Después de instalarme, lo primero que hago es ir al centro, del cual quiero describir dos lugares. Uno es la tumba de Salah Aldin Al Ayoubi, más conocido como Saladino, uno de los principales sultanes de la historia de los musulmanes, quien gobernó sobre todo el mundo árabe de la época, que incluía el Medio Oriente actual e incluso hasta Egipto. En el sitio hay dos sarcófagos: uno es un regalo en tiempo posterior de un emperador alemán y el otro es de madera, donde realmente descansan los restos de Saladino, quien murió en 1193. Y a mí particularmente me parece increíble estar frente a la tumba de un personaje tan relevante, una persona que había retornado a los musulmanes Jerusalén luego de la segunda Cruzada, provocando la tercera Cruzada, época en la que tendría un enfrentamiento con el mítico rey de Inglaterra, Ricardo Corazón de León, en una contienda que terminaría en una especie de tablas. Pero a mí, en especial, estar frente al sarcófago que contiene el cuerpo de un nombre que es historia pura, me parece increíble.

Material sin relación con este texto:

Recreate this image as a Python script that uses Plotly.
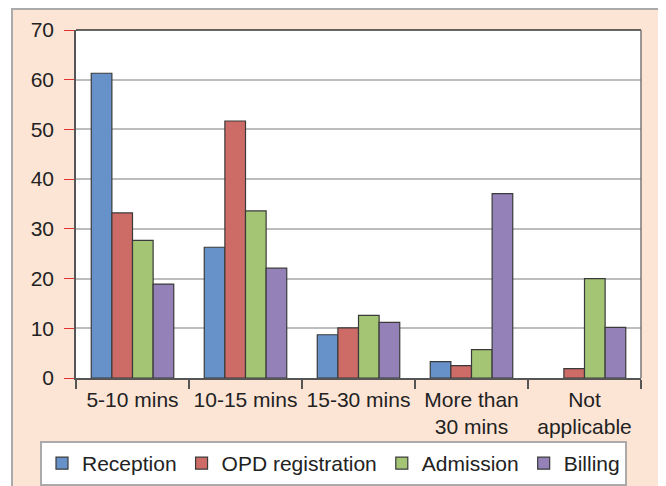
import plotly.graph_objects as go

categories = ["5-10 mins", "10-15 mins", "15-30 mins", "More than<br>30 mins", "Not<br>applicable"]
series_names = ["Reception", "OPD registration", "Admission", "Billing"]
reception = [61.3, 26.3, 8.7, 3.3, 0]
opd_registration = [33.2, 51.7, 10.1, 2.5, 1.9]
admission = [27.7, 33.6, 12.6, 5.7, 20.0]
billing = [18.9, 22.1, 11.2, 37.1, 10.2]
y_ticks = [0, 10, 20, 30, 40, 50, 60, 70]

colors = ["#6792C9", "#CD6B66", "#A4C574", "#9381B8"]
values = [reception, opd_registration, admission, billing]

FONT = "Liberation Sans, Arial, sans-serif"
FS = 21

fig = go.Figure()
for name, vals, col in zip(series_names, values, colors):
    fig.add_trace(go.Bar(
        x=categories, y=vals, name=name,
        marker=dict(color=col,
                    line=dict(color="#3A3A3A",
                              width=[1.2 if v > 0 else 0 for v in vals])),
    ))

# page has an 8px body margin; figure is sized/offset accordingly
OFF = 8
W, H = 666 - OFF, 486 - OFF
L, T = 76 - OFF, 30 - OFF
R, B = W - (641 - OFF), H - (378 - OFF)
PW, PH = W - L - R, H - T - B


def px(x):
    return (x - OFF - L) / PW


def py(y):
    return (H - B - (y - OFF)) / PH


fig.update_layout(
    width=W, height=H,
    margin=dict(l=L, r=R, t=T, b=B, pad=0, autoexpand=False),
    paper_bgcolor="white",
    plot_bgcolor="white",
    barmode="group",
    bargap=0.27,
    bargroupgap=0,
    font=dict(family=FONT, size=FS, color="#222222"),
    showlegend=True,
    legend=dict(
        orientation="h",
        x=px(40), xanchor="left",
        y=py(441), yanchor="top",
        bgcolor="white",
        bordercolor="#AAAAAA", borderwidth=2,
        font=dict(family=FONT, size=FS, color="#222222"),
        traceorder="normal",
    ),
    shapes=[
        dict(type="rect", xref="paper", yref="paper",
             x0=px(12), x1=px(670),
             y0=py(492), y1=py(9),
             fillcolor="#FDE5D6", line=dict(color="#AAAAAA", width=2),
             layer="below"),
        dict(type="rect", xref="paper", yref="paper",
             x0=0, x1=1, y0=0, y1=1,
             fillcolor="white", line=dict(width=0), layer="below"),
    ],
)

fig.update_xaxes(
    type="category", automargin=False, tickangle=0,
    showline=True, linecolor="#555555", linewidth=1.5,
    ticks="outside", tickson="boundaries", ticklen=9,
    tickcolor="#555555", tickwidth=1.5,
    showgrid=False,
    tickfont=dict(family=FONT, size=FS, color="#222222"),
    ticklabelstandoff=2,
)
fig.update_yaxes(
    range=[0, 70], automargin=False,
    tickvals=y_ticks,
    showline=True, linecolor="#555555", linewidth=1.5,
    ticks="outside", ticklen=10, tickcolor="#E03030", tickwidth=1.2,
    showgrid=True, gridcolor="#BDBDBD", gridwidth=1.5,
    zeroline=False,
    tickfont=dict(family=FONT, size=FS, color="#222222"),
    ticklabelstandoff=6,
)
# plot frame (top and right edges)
fig.add_shape(type="line", xref="paper", yref="paper", x0=0, x1=1, y0=1, y1=1,
              line=dict(color="#333333", width=1.5))
fig.add_shape(type="line", xref="paper", yref="paper", x0=1, x1=1, y0=0, y1=1,
              line=dict(color="#777777", width=1.5))

fig.write_html("out.html")
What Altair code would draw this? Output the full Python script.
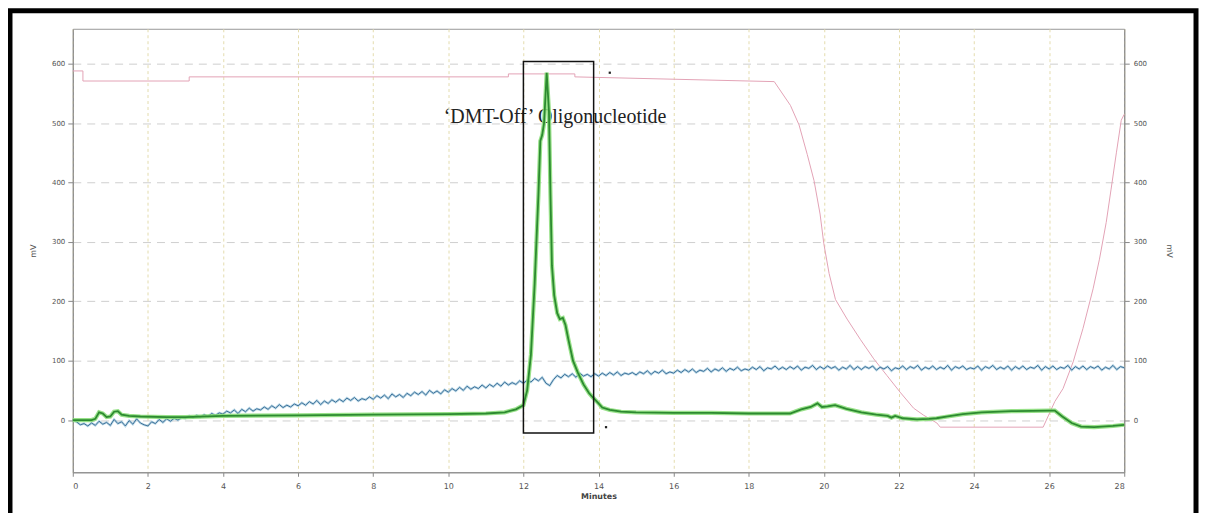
import altair as alt
import pandas as pd

# ---- data ----
pink_t = [0, 0.27, 0.27, 3.1, 3.1, 11.6, 11.6, 13.37, 13.37, 18.68, 19.11, 19.34, 19.56, 19.74,
          19.9, 20.0, 20.14, 20.31, 20.62, 20.97, 21.33, 21.68, 22.03, 22.39, 22.66, 23.01, 23.1,
          25.84, 26.15, 26.37, 26.64, 26.9, 27.17, 27.34, 27.52, 27.65, 27.79, 27.92, 28]
pink_v = [588, 588, 571, 571, 578, 578, 583, 583, 578, 570, 530, 497, 447, 403,
          347, 297, 247, 203, 170, 136, 103, 75, 47, 20, 8, -5, -12,
          -12, 31, 53, 98, 154, 221, 271, 333, 389, 450, 505, 515]

blue_v = [
    0, -3, -8, -6, -10, -5, -9, -2, -7, -4,
    -9, 1, -6, -3, -10, -1, -7, 2, -5, -8,
    -10, -3, -6, 1, -4, 2, -2, 3, 0, 4,
    3, 7, 4, 8, 5, 9, 6, 11, 8, 12,
    10, 15, 12, 17, 11, 18, 14, 20, 15, 19,
    17, 22, 18, 24, 20, 26, 21, 25, 22, 27,
    24, 29, 25, 31, 27, 33, 26, 32, 28, 34,
    30, 35, 31, 37, 33, 38, 32, 36, 34, 39,
    35, 41, 37, 42, 36, 44, 39, 43, 38, 45,
    41, 47, 43, 48, 42, 50, 45, 49, 44, 51,
    47, 53, 49, 55, 50, 57, 52, 56, 53, 59,
    54, 60, 56, 62, 57, 64, 59, 63, 60, 66,
    62, 67, 64, 70, 66, 72, 62, 58, 68, 75,
    71, 77, 73, 78, 72, 79, 74, 77, 73, 78,
    74, 79, 75, 80, 76, 81, 75, 79, 77, 80,
    76, 81, 78, 83, 77, 82, 79, 84, 78, 81,
    79, 84, 80, 85, 81, 86, 80, 84, 82, 87,
    81, 86, 83, 88, 82, 87, 84, 89, 83, 86,
    84, 89, 85, 90, 83, 88, 86, 91, 85, 89,
    85, 90, 86, 91, 84, 89, 87, 92, 85, 90,
    86, 91, 87, 90, 84, 89, 86, 92, 85, 90,
    85, 90, 87, 91, 84, 89, 86, 90, 83, 88,
    86, 91, 85, 90, 87, 92, 84, 89, 86, 91,
    85, 89, 86, 92, 84, 90, 87, 91, 85, 88,
    86, 91, 84, 90, 87, 92, 85, 89, 86, 91,
    84, 90, 86, 91, 85, 89, 87, 92, 84, 90,
    86, 91, 85, 89, 87, 92, 84, 90, 86, 91,
    85, 90, 87, 91, 84, 89, 86, 92, 85, 90,
    88]
blue_t = [round(i * 0.1, 1) for i in range(len(blue_v))]

green_t = [0, 0.5, 0.6, 0.7, 0.8, 0.9, 1.0, 1.1, 1.2, 1.3, 1.5, 1.8, 2.5, 3, 4, 6, 8, 10, 11, 11.5,
           11.8, 12.0, 12.1, 12.2, 12.3, 12.4, 12.45, 12.5, 12.55, 12.62, 12.68, 12.72, 12.76, 12.82,
           12.9, 12.97, 13.05, 13.12, 13.2, 13.32, 13.45, 13.6, 13.75, 13.85, 14.0, 14.1, 14.3, 14.6,
           15, 16, 17, 18, 19.1, 19.4, 19.65, 19.83, 19.95, 20.1, 20.3, 20.6, 21.0, 21.4,
           21.7, 21.8, 21.9, 22.1, 22.48, 22.8, 23.0, 23.3, 23.7, 24.2, 25, 26.0, 26.15, 26.35,
           26.6, 26.85, 27.2, 27.7, 28]
green_v = [0, 0, 2, 13, 11, 5, 6, 14, 15, 9, 7, 6, 5, 5, 7, 8, 9, 10, 11, 13,
           18, 25, 50, 110, 230, 380, 470, 480, 500, 585, 520, 380, 260, 210,
           180, 170, 172, 160, 135, 100, 80, 60, 45, 38, 28, 21, 17, 14,
           13, 12, 12, 11, 11, 18, 22, 28, 22, 23, 25, 19, 13, 9,
           7, 4, 7, 3, 1, 2, 3, 6, 10, 13, 15, 16, 16, 6,
           -5, -11, -12, -10, -8]

box_t = [12.0]
box_t2 = [13.87]
box_top = [604]
box_bottom = [-22]

label_text = ["\u2018DMT-Off\u2019 Oligonucleotide"]
label_t = [12.84]
label_v = [510]

dot_t = [14.3, 14.2]
dot_v = [585, -12]

x_ticks = list(range(0, 29, 2))
y_ticks = [0, 100, 200, 300, 400, 500, 600]

# ---- frames ----
pink_df = pd.DataFrame({"t": pink_t, "v": pink_v})
blue_df = pd.DataFrame({"t": blue_t, "v": blue_v})
green_df = pd.DataFrame({"t": green_t, "v": green_v})
box_df = pd.DataFrame({"t": box_t, "t2": box_t2, "v": box_top, "v2": box_bottom})
label_df = pd.DataFrame({"t": label_t, "v": label_v, "txt": label_text})
dot_df = pd.DataFrame({"t": dot_t, "v": dot_v})

W, H = 1055, 445
PL, PT, PR, PB = 65, 20, 75, 40

xs = alt.Scale(domain=[0, 28], nice=False, zero=False)
ys = alt.Scale(domain=[-88, 659], nice=False, zero=False)

x_enc = alt.X("t:Q", scale=xs, axis=alt.Axis(
    values=x_ticks, title="Minutes", format="d", grid=True,
    gridColor="#e4dcae", gridDash=[3, 3], gridWidth=1,
    tickSize=4, tickColor="#888", domainColor="#888",
    labelPadding=6, titlePadding=2, titleFontSize=8, titleFontWeight="bold",
    titleColor="#444", labelFontSize=8, labelColor="#555"))

left_axis = alt.Axis(values=y_ticks, title="mV", orient="left", grid=True,
                     gridColor="#cfcfcf", gridDash=[8, 6], gridWidth=1,
                     tickSize=5, tickColor="#888", domainColor="#888",
                     labelFontSize=7, labelColor="#555", labelPadding=3,
                     titleFontSize=8, titleFontWeight="normal", titleColor="#555",
                     titlePadding=14)
right_axis = alt.Axis(values=y_ticks, title="mV", orient="right", grid=False,
                      tickSize=5, tickColor="#888", domainColor="#888",
                      labelFontSize=7, labelColor="#555", labelPadding=4,
                      titleFontSize=8, titleFontWeight="normal", titleColor="#555",
                      titlePadding=18)

pink = alt.Chart(pink_df).mark_line(color="#e3a3b6", strokeWidth=1).encode(
    x=x_enc, y=alt.Y("v:Q", scale=ys, axis=left_axis))

blue_halo = alt.Chart(blue_df).mark_line(color="#9cc8dc", strokeWidth=2.4, opacity=0.7).encode(
    x=x_enc, y=alt.Y("v:Q", scale=ys, axis=right_axis))
blue = alt.Chart(blue_df).mark_line(color="#2f6490", strokeWidth=0.9).encode(
    x=x_enc, y=alt.Y("v:Q", scale=ys, axis=None))

label = alt.Chart(label_df).mark_text(
    font="Liberation Serif", fontSize=20, color="#222", align="center", baseline="middle").encode(
    x=x_enc, y=alt.Y("v:Q", scale=ys, axis=None), text="txt:N")

green_glow = alt.Chart(green_df).mark_line(color="#86dc74", strokeWidth=4.2, opacity=0.85).encode(
    x=x_enc, y=alt.Y("v:Q", scale=ys, axis=None))
green = alt.Chart(green_df).mark_line(color="#2c8a30", strokeWidth=1.8).encode(
    x=x_enc, y=alt.Y("v:Q", scale=ys, axis=None))

box = alt.Chart(box_df).mark_rect(filled=False, stroke="#111", strokeWidth=1.5).encode(
    x=x_enc, x2="t2:Q", y=alt.Y("v:Q", scale=ys, axis=None), y2="v2:Q")

dots = alt.Chart(dot_df).mark_square(size=5, color="#222", opacity=1).encode(
    x=x_enc, y=alt.Y("v:Q", scale=ys, axis=None))

frame = alt.Chart(pd.DataFrame({"a": [1]})).mark_rect(
    filled=False, stroke="black", strokeWidth=5).encode(
    x=alt.value(-PL + 2), x2=alt.value(W + PR - 3),
    y=alt.value(-PT + 2), y2=alt.value(H + PB + 40))

chart = alt.layer(pink, blue_halo, blue, label, green_glow, green, box, dots, frame).resolve_axis(
    y="independent").properties(
    width=W, height=H,
    autosize=alt.AutoSizeParams(type="none"),
    padding={"left": PL, "top": PT, "right": PR, "bottom": PB},
    background="white",
).configure_view(stroke="#999", strokeWidth=1).configure_axis(
    labelFont="DejaVu Sans", titleFont="DejaVu Sans")

chart.save("out.html", embed_options={"renderer": "svg", "actions": False})
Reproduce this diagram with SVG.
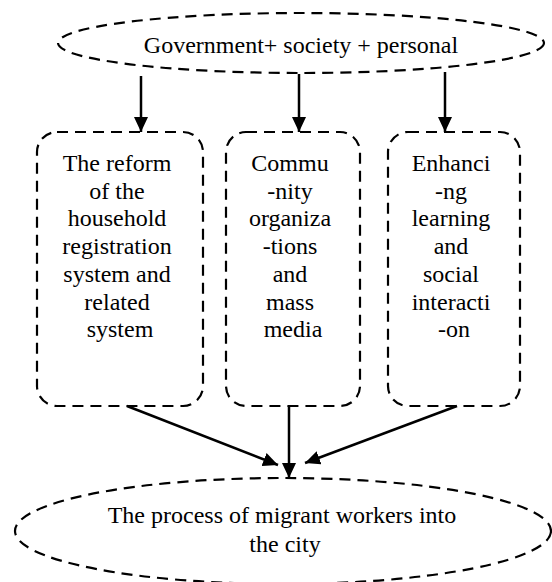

El segundo lugar del que quiero hablar es un hammam, es decir un baño turco. Visitamos uno que se llamaba Al Malik al Zahir, un baño público con más de mil años de antigüedad, creado en el 985, y que consta, como en general son estos lugares, con habitaciones a diferentes temperaturas. El sitio no sólo es el más antiguo en su tipo de Damasco sino de toda Siria y lleva su nombre en honor a un personaje conocido en occidente como Baibars, quien llegó a ser Sultán, con ciertas características físicas que lo distinguían: era muy alto, tenía el pelo dorado y un lunar en uno de sus ojos, que eran azules, y del cual estaba ciego, convirtiéndose en leyenda en el mundo árabe.
El proceso de los baños me llevó sucesivamente por la sala tibia, la sala caliente, una pileta fría, un lavado, masajes y finalmente relajación en la sala principal. El final de mi estadía me encuentra sentado, relajado, y tomando un té de flores, tal como lo han hecho miles de personas a través de los siglos. Y vaya a saber, quizás también, el amigo Baibars.